Marion Rothhaar verkörpert dabei die gnadenlose, unerbittliche Trainerin, während Schauspielerin Rahel Jankowski die Rolle der jungen Sportlerin übernimmt – ein intelligenter Rollentausch, da das vermeintliche Wechselspiel zwischen Opfer und Täter zeigt, wie austauschbar der Mensch, wie allgegenwärtig die Zermalmung des Individuums im System Spitzensport ist: Die Trainer, die eine „stachelige“ Sprache sprechen, bezeichnet Rothhaar zwar als „komisch“, sie weiß aber sehr wohl, dass die Sportlerinnen deren „Werkzeug“ sind – und sie im Falle des Scheiterns die ersten sind, die, wie beim Fußball, den Job verlieren.

Ähnlich zwiespältig ist auch der Bezug zum damals praktizierten Sport – kurze Intermezzi einer Sportlerin zeigen Momente bezaubernder Eleganz inmitten einer beeindruckenden Choreografie, weiß man jedoch, welchen Preis die Sportlerinnen zahlen, werden selbst diese Momente in ein kritisches Licht gerückt.

Das Bühnenbild ist dabei minimalistisch und karg wie eine Turnhalle – Rothhaar stellt ganz vorne zehn Pokale auf (es handelt sich nicht um die eigenen, einer hat sogar ein Hund gewonnen, erzählt Rothhaar lachend), im Zentrum steht die berüchtigte Waage, auf die Jankowski immer wieder steigt, die Schaummatte wirkt erst wie ein Schachbrett, über das die Trainerin ihre Sportlerin wie ein Pferd hüpfen lässt, dann wie ein Boxring, in der die Sportlerin mit sich selbst ringt.

Regisseurin Elke Hartmann wechselt dabei ständig zwischen showing und telling – während eine Stimme aus dem Off in neutralem Ton von gesundheitlichen Problemen wie durch Magersucht verursachtes Organversagen oder gar Herzinfarkte berichtet, sehen wir in einer beklemmenden Szene, wie Jankowski sich, in der Hoffnung, ein paar Kilo zu verlieren, unter dem strengen, mitleidlosen Blick der Trainerin abrackert – das hier ist beeindruckend gespielte Körperqual, fast wie in einem Aronofsky-Film.

In einer anderen Szene wird ein Band erst zur Leuchtkette, dann zur Peitsche und schließlich zur Zwangsjacke – hier wird auf eine ästhetisch anspruchsvolle und einfallsreiche Art die Dichotomie zwischen Schönheit und Leiden illustriert, dazu hört man später Motivierungssprüche wie „Der Wille ist ein Muskel, der trainiert werden will“.

Eine Medaille fürs System

„Körper am Ende der Welt“ zeigt jedoch nicht nur die psychischen und körperlichen Konsequenzen, sondern auch den wirtschaftlich-politischen Kontext: Sport soll den zwischenmenschlichen Zusammenhalt und körperliche Aktivität fördern, ergo die Gesundheit des sozialen Leviathans garantieren.
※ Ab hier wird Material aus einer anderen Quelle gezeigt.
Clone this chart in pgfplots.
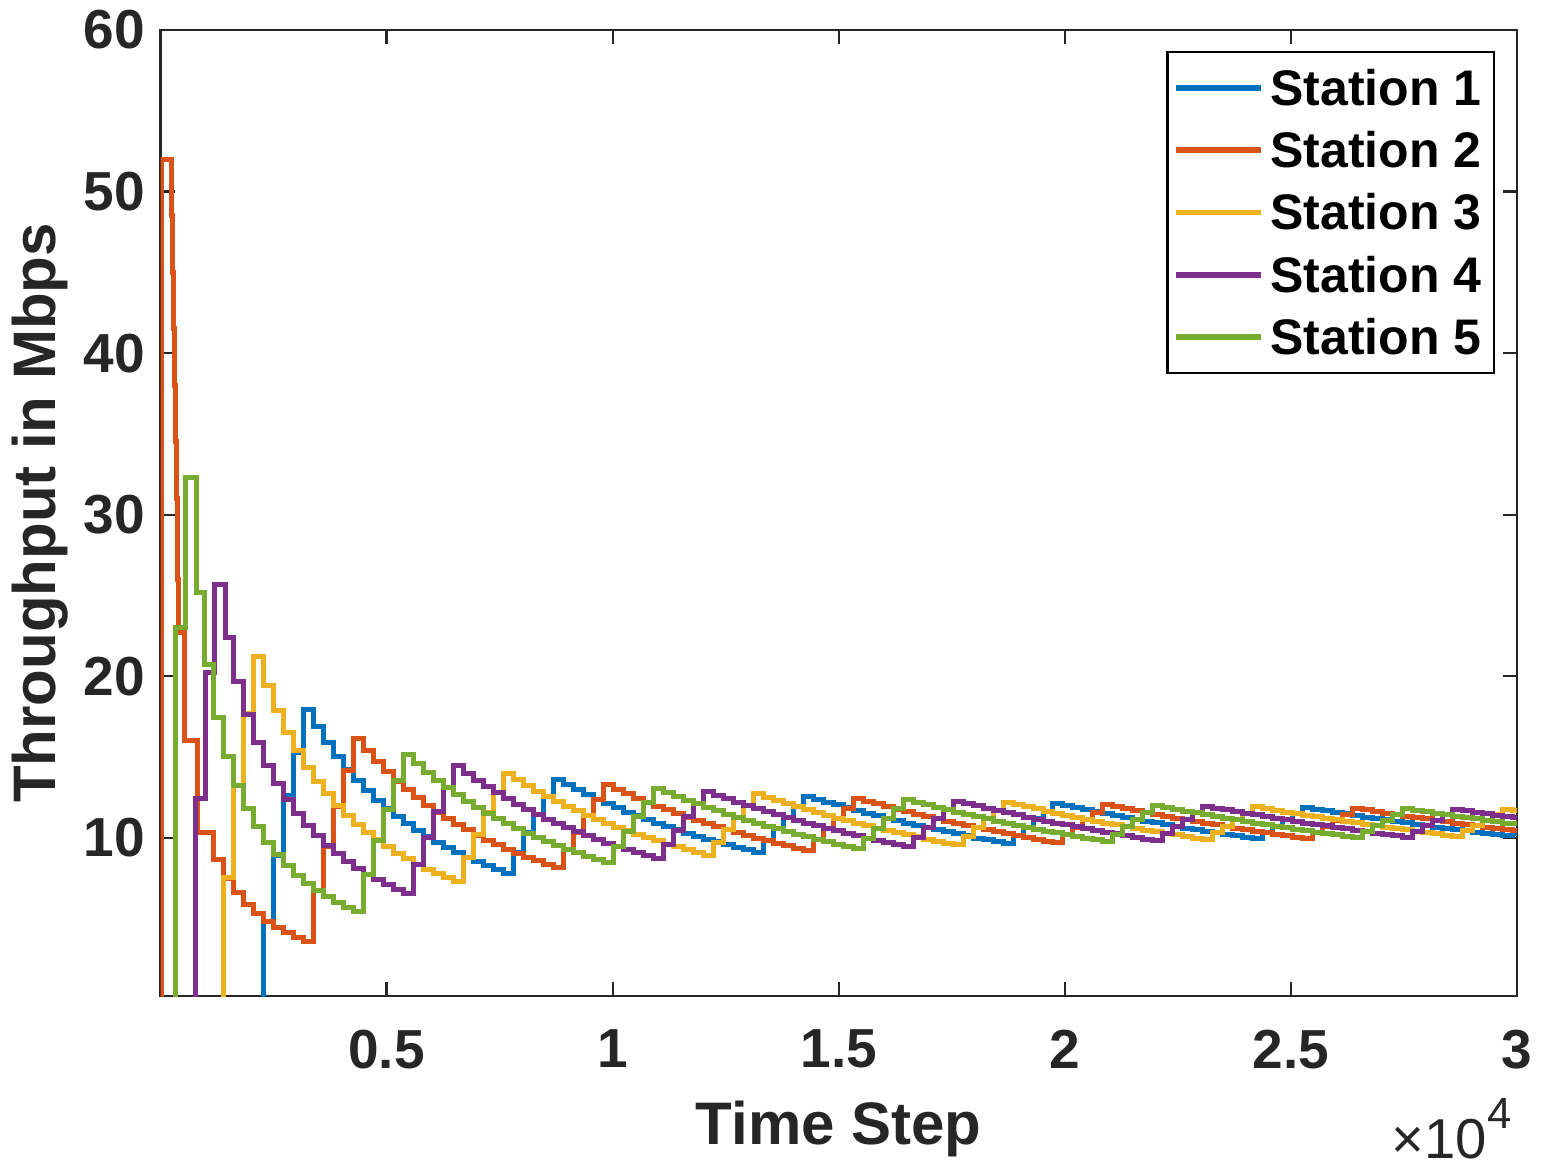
\documentclass[border=0pt]{standalone}
\usepackage{fontspec}
\setmainfont{Liberation Sans}
\usepackage{pgfplots}
\pgfplotsset{compat=1.18}
\usepackage{pgfplotstable}

\definecolor{c1}{rgb}{0,0.447,0.741}
\definecolor{c2}{rgb}{0.850,0.325,0.098}
\definecolor{c3}{rgb}{0.929,0.694,0.125}
\definecolor{c4}{rgb}{0.494,0.184,0.556}
\definecolor{c5}{rgb}{0.466,0.674,0.188}
\definecolor{axgray}{rgb}{0.15,0.15,0.15}

% early (first round) parts of each station
\pgfplotstableread{
t v
2279 0
2500 4.8
2721 8.9
2942 12.6
3163 15.3
3384 17.95
}\earlyA
\pgfplotstableread{
t v
15 0
243 52
262 48.5
281 45
300 41.5
322 38
345 34.5
372 31
398 26
530 22.7
818 16.0
1174 10.31
1395 8.67
1616 7.49
1837 6.59
2058 5.88
2279 5.31
2500 4.84
2721 4.45
2942 4.11
3163 3.83
3384 3.58
}\earlyB
\pgfplotstableread{
t v
1395 0
1616 7.52
1837 13.23
2058 17.72
2279 21.2
2500 19.45
2721 17.87
2942 16.53
3163 15.37
3384 14.37
}\earlyC
\pgfplotstableread{
t v
774 0
995 12.4
1195 20.2
1438 25.7
1616 22.4
1837 19.7
2058 17.6
2279 15.9
2500 14.5
2721 13.35
2942 12.35
3163 11.5
3384 10.78
}\earlyD
\pgfplotstableread{
t v
332 0
553 23.0
800 32.3
975 25.2
1174 20.7
1395 17.43
1616 15.04
1837 13.23
2058 11.81
2279 10.67
2500 9.72
2721 8.93
2942 8.26
3163 7.69
3384 7.18
}\earlyE

% regular part
\pgfplotstableread{
t s1 s2 s3 s4 s5
3384 17.95 3.58 14.37 10.78 7.18
3605 16.87 6.71 13.49 10.12 6.74
3826 15.89 9.48 12.71 9.53 6.35
4047 15.02 11.94 12.01 9.01 6.01
4268 14.25 14.16 11.39 8.54 5.70
4489 13.54 16.15 10.83 8.12 5.42
4710 12.91 15.39 10.32 7.74 7.73
4931 12.33 14.70 9.86 7.40 9.83
5152 11.80 14.07 9.44 7.08 11.75
5373 11.32 13.49 9.05 6.79 13.52
5594 10.87 12.96 8.69 6.52 15.14
5815 10.46 12.47 8.36 8.35 14.57
6036 10.07 12.01 8.06 10.04 14.03
6257 9.72 11.59 7.77 11.62 13.54
6478 9.39 11.19 7.51 13.09 13.08
6699 9.08 10.82 7.26 14.46 12.65
6920 8.79 10.48 8.77 14.00 12.24
7141 8.51 10.15 10.19 13.57 11.86
7362 8.26 9.85 11.53 13.16 11.51
7583 8.02 9.56 12.78 12.77 11.17
7804 7.79 9.29 13.97 12.41 10.86
8025 9.08 9.03 13.59 12.07 10.56
8246 10.30 8.79 13.22 11.75 10.27
8467 11.46 8.56 12.88 11.44 10.01
8688 12.56 8.35 12.55 11.15 9.75
8909 13.61 8.14 12.24 10.87 9.51
9130 13.28 9.26 11.94 10.61 9.28
9351 12.96 10.34 11.66 10.36 9.06
9572 12.66 11.36 11.39 10.12 8.85
9793 12.38 12.34 11.13 9.89 8.65
10014 12.10 13.27 10.89 9.67 8.46
10235 11.84 12.98 10.65 9.46 9.46
10456 11.59 12.71 10.43 9.26 10.41
10677 11.35 12.45 10.21 9.07 11.33
10898 11.12 12.20 10.00 8.89 12.21
11119 10.90 11.95 9.81 8.71 13.05
11340 10.69 11.72 9.61 9.61 12.80
11561 10.48 11.50 9.43 10.47 12.55
11782 10.29 11.28 9.25 11.30 12.32
12003 10.10 11.07 9.08 12.10 12.09
12224 9.92 10.87 8.92 12.87 11.87
12445 9.74 10.68 9.73 12.64 11.66
12666 9.57 10.49 10.51 12.42 11.46
12887 9.41 10.31 11.27 12.20 11.26
13108 9.25 10.14 12.00 12.00 11.07
13329 9.09 9.97 12.71 11.80 10.89
13550 9.84 9.81 12.50 11.61 10.71
13771 10.56 9.65 12.30 11.42 10.54
13992 11.25 9.50 12.11 11.24 10.37
14213 11.93 9.35 11.92 11.07 10.21
14434 12.58 9.21 11.74 10.90 10.05
14655 12.39 9.89 11.56 10.73 9.90
14876 12.21 10.56 11.39 10.57 9.75
15097 12.03 11.20 11.22 10.42 9.61
15318 11.86 11.83 11.06 10.27 9.47
15539 11.69 12.44 10.90 10.12 9.34
15760 11.52 12.27 10.75 9.98 9.97
15981 11.36 12.10 10.60 9.84 10.59
16202 11.21 11.93 10.46 9.71 11.19
16423 11.06 11.77 10.32 9.58 11.78
16644 10.91 11.61 10.18 9.45 12.35
16865 10.77 11.46 10.05 10.04 12.19
17086 10.63 11.31 9.92 10.62 12.03
17307 10.49 11.17 9.79 11.18 11.87
17528 10.36 11.03 9.67 11.73 11.72
17749 10.23 10.89 9.55 12.26 11.58
17970 10.11 10.76 10.10 12.11 11.44
18191 9.98 10.63 10.64 11.97 11.30
18412 9.86 10.50 11.17 11.82 11.16
18633 9.75 10.37 11.69 11.68 11.03
18854 9.63 10.25 12.19 11.55 10.90
19075 10.15 10.13 12.05 11.41 10.77
19296 10.66 10.02 11.91 11.28 10.65
19517 11.16 9.91 11.78 11.15 10.53
19738 11.65 9.79 11.64 11.03 10.41
19959 12.12 9.68 11.51 10.91 10.30
20180 11.99 10.18 11.39 10.79 10.18
20401 11.86 10.66 11.27 10.67 10.07
20622 11.74 11.13 11.14 10.55 9.97
20843 11.61 11.59 11.03 10.44 9.86
21064 11.49 12.04 10.91 10.33 9.76
21285 11.37 11.92 10.80 10.23 10.22
21506 11.25 11.80 10.69 10.12 10.68
21727 11.14 11.68 10.58 10.02 11.13
21948 11.03 11.56 10.47 9.92 11.56
22169 10.92 11.44 10.37 9.82 12.00
22390 10.81 11.33 10.26 10.26 11.88
22611 10.70 11.22 10.17 10.70 11.76
22832 10.60 11.11 10.07 11.12 11.65
23053 10.50 11.01 9.97 11.54 11.54
23274 10.40 10.90 9.88 11.95 11.43
23495 10.30 10.80 10.30 11.83 11.32
23716 10.21 10.70 10.71 11.73 11.21
23937 10.11 10.60 11.12 11.62 11.11
24158 10.02 10.50 11.51 11.51 11.01
24379 9.93 10.41 11.91 11.41 10.91
24600 10.33 10.31 11.80 11.30 10.81
24821 10.72 10.22 11.69 11.20 10.71
25042 11.11 10.13 11.59 11.10 10.62
25263 11.49 10.04 11.49 11.01 10.53
25484 11.87 9.96 11.39 10.91 10.43
25705 11.76 10.34 11.29 10.82 10.34
25926 11.66 10.72 11.19 10.73 10.26
26147 11.57 11.09 11.10 10.64 10.17
26368 11.47 11.45 11.01 10.54 10.08
26589 11.37 11.81 10.92 10.46 10.00
26810 11.28 11.72 10.83 10.37 10.37
27031 11.19 11.62 10.74 10.29 10.73
27252 11.10 11.52 10.65 10.20 11.09
27473 11.01 11.43 10.56 10.12 11.44
27694 10.92 11.34 10.48 10.04 11.78
27915 10.83 11.25 10.40 10.39 11.69
28136 10.75 11.16 10.31 10.74 11.60
28357 10.66 11.08 10.23 11.08 11.51
28578 10.58 10.99 10.16 11.42 11.42
28799 10.50 10.91 10.08 11.75 11.33
29020 10.42 10.82 10.42 11.66 11.25
29241 10.34 10.74 10.75 11.58 11.16
29462 10.26 10.66 11.08 11.49 11.08
29683 10.19 10.58 11.41 11.40 10.99
29904 10.11 10.50 11.73 11.32 10.91
30000 10.25 10.47 11.69 11.28 10.88
}\gridtab

\begin{document}
\begin{tikzpicture}
\path[use as bounding box] (-64.2pt,-68.4pt) rectangle (558.2pt,398.4pt);
\begin{axis}[
  at={(0pt,0pt)}, anchor=south west,
  scale only axis, width=542.6pt, height=386.4pt,
  xmin=0, xmax=30000, ymin=0.2, ymax=60,
  xtick={5000,10000,15000,20000,25000,30000},
  xticklabels={0.5,1,1.5,2,2.5,3},
  ytick={10,20,30,40,50,60},
  scaled x ticks=false,
  minor tick num=0,
  tick align=inside,
  major tick length=5.6pt,
  axis line style={axgray, line width=0.9pt},
  every tick/.style={axgray, line width=0.9pt},
  /pgf/number format/assume math mode=true,
  xticklabel style={font=\fontsize{22}{26}\selectfont\bfseries, text=axgray, yshift=-10pt},
  yticklabel style={font=\fontsize{22}{26}\selectfont\bfseries, text=axgray, xshift=-2.7pt},
  xlabel={Time Step},
  ylabel={Throughput in Mbps},
  label style={font=\fontsize{24}{28}\selectfont\bfseries, text=axgray},
  xlabel style={at={(axis description cs:0.5,-0.1377)}, anchor=center},
  ylabel style={at={(axis description cs:-0.0888,0.5)}, anchor=center},
  legend style={at={(rel axis cs:1,1)}, anchor=north east, xshift=-8.8pt, yshift=-8.2pt,
    draw=black, line width=1pt, fill=white, text=black,
    font=\fontsize{20}{24}\selectfont\bfseries,
    inner xsep=2.4pt, inner ysep=2pt, row sep=0pt,
    nodes={inner sep=2.5pt, text height=16.9pt, text depth=3pt}},
  legend cell align=left,
  legend image code/.code={\draw[#1, line width=2.3pt, line cap=butt] (0pt,0pt) -- (34pt,0pt);},
  clip mode=individual,
  const plot mark right, no markers,
  every axis plot/.append style={line width=2pt, line cap=rect, line join=miter},
]
\addplot[c1, forget plot] table[x=t, y=v] {\earlyA};
\addplot[c1] table[x=t, y=s1] {\gridtab};
\addlegendentry{Station 1}
\addplot[c2, forget plot] table[x=t, y=v] {\earlyB};
\addplot[c2] table[x=t, y=s2] {\gridtab};
\addlegendentry{Station 2}
\addplot[c3, forget plot] table[x=t, y=v] {\earlyC};
\addplot[c3] table[x=t, y=s3] {\gridtab};
\addlegendentry{Station 3}
\addplot[c4, forget plot] table[x=t, y=v] {\earlyD};
\addplot[c4] table[x=t, y=s4] {\gridtab};
\addlegendentry{Station 4}
\addplot[c5, forget plot] table[x=t, y=v] {\earlyE};
\addplot[c5] table[x=t, y=s5] {\gridtab};
\addlegendentry{Station 5}
\node[anchor=base east, text=axgray, font=\fontsize{22.5}{26}\selectfont, inner sep=0pt]
  at (rel axis cs:1,0) [xshift=-2pt, yshift=-64.8pt] {×10\raisebox{12pt}{\fontsize{17.5}{20}\selectfont 4}};
\end{axis}
\end{tikzpicture}
\end{document}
Dieses scheinheilige politische Narrativ soll aber bloß verdecken, dass eine „Medaille für den Sport“ auch eine „Medaille fürs System“ ist – und solch politische Rivalitäten sich einen feuchten Dreck um das Wohlergehen der Einzelnen scheren.

Gen Ende überlässt Rahel Jankowski Rothhaar die Bühne. Erst hört man die Künstlerin aus dem Off, die Erinnerungsfetzen von ehrgeizigen Kindheitsträumen und Brieffreundinnen evoziert, bevor sie eine utopische Welt imaginiert, in der es keine Bestsellerlisten, keine Preisverleihungen, keine Leistungsvergleiche gibt und in der das Komparativ abgeschafft wurde. Anschließend wird die Eurosport-Übertragung ihres Olympiaauftritts eingeblendet – oben sieht man das junge Mädchen, hochkonzentriert und bedächtig, unten die erwachsene Frau, die ihr junges Alter Ego ohne Druck und fast schelmisch begleitet – ein inszenatorischer Höhepunkt eines ergreifendes Stücks.

Schade deswegen, dass die Schlusssequenz zu plakativ und didaktisch ist – hier wird offensichtlich, dass sich die Produktion auch an ein jüngeres Schulpublikum richtet, trotzdem hätte das Ganze es auch ohne die abschließenden „Lass dir nichts sagen, du taugst trotz/gerade wegen deiner Schwächen etwas“-Motivierungssprüche getan, die besonders sauer aufstoßen, weil eine Aufforderung zur Selbstbestimmung immer noch eine Aufforderung ist: Auch gut gemeinte Konditionierung bleibt Konditionierung.

Info

Die Koproduktion von Maskénada, Theater praesent Innsbruck, Mierscher Kulturhaus und Abtei Neumünster läuft heute Abend um 20.00 Uhr im Mierscher Kulturhaus.